Pennington-Cross: I think the vast majority of economists would say that interest deduction is a not a good policy tool and it should be phased out. Unfortunately, they’re not politicians, so the likelihood of this happening is fairly low. But it’s a big distortion in the market and it makes people buy bigger houses and also gives bigger price breaks to people who buy more expensive houses with bigger mortgages.


Predictions for the next five years?

Eppli: Where we are now is about at the real rate of return on a home. Also I look at the home ownership rate. Between 1997 and 2007, the homeownership rate went from about 64 percent to a little over 69 percent. We’re back down to 64 percent. So if you start looking over the coming year, we’ve gotten back to what I’d call approximately a normal market. However all real estate markets are local and, whether it’s Washington D.C. or San Francisco relative to northern Wisconsin, it goes to supply and demand. However, I’d say nationally we’re probably positioned well.

Clark: There’s some uncertainty right now as to what direction the economy is going. GDP growth in this quarter was actually down by one percent. We’ve had relatively solid monthly job reports lately, but a lot of those jobs are lower-income jobs. So there’s a lot of uncertainty in what the direction is going to be for the economy. It may be that, at least at the national level, some people are taking an attitude of: let me wait and see until the dust settles a little bit before I take this big step.

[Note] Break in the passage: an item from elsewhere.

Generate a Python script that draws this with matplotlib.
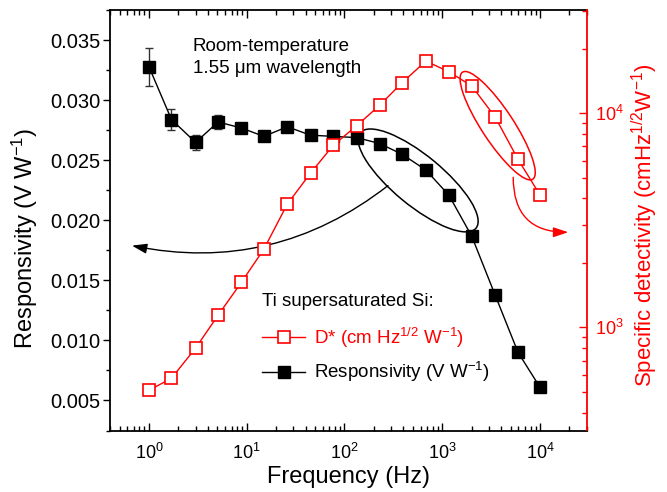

“There’s some uncertainty right now as to what direction the economy is going.” (Flickr photo by oinonio)

Hanson: That’s a really tough question. If you asked me what is going to happen to house prices on my block, I might say they’re going be stable. I may have a good grasp on that anecdotally, but even then I don’t really know. Maybe the next day they’re going to widen the highway and it’s going to run through my neighbor’s backyard. So I don’t know. When I blow that up on a national level, it’s even harder because the national housing market is made up of all those little housing markets that can change in different ways.

Pennington-Cross: When I look at a place in Milwaukee, I can see no reason for house prices to go up. I look at the fundamentals, people need jobs and they need to have enough money to be moving there. So, if you’re in a location where there’s no job growth and real income is not rising, it’s tough for me to think of prices increasing. Good things have to be happening in the economy for there to be house price growth and people also need to be able to get loans. So political pressure is building to make it easier to get loans again.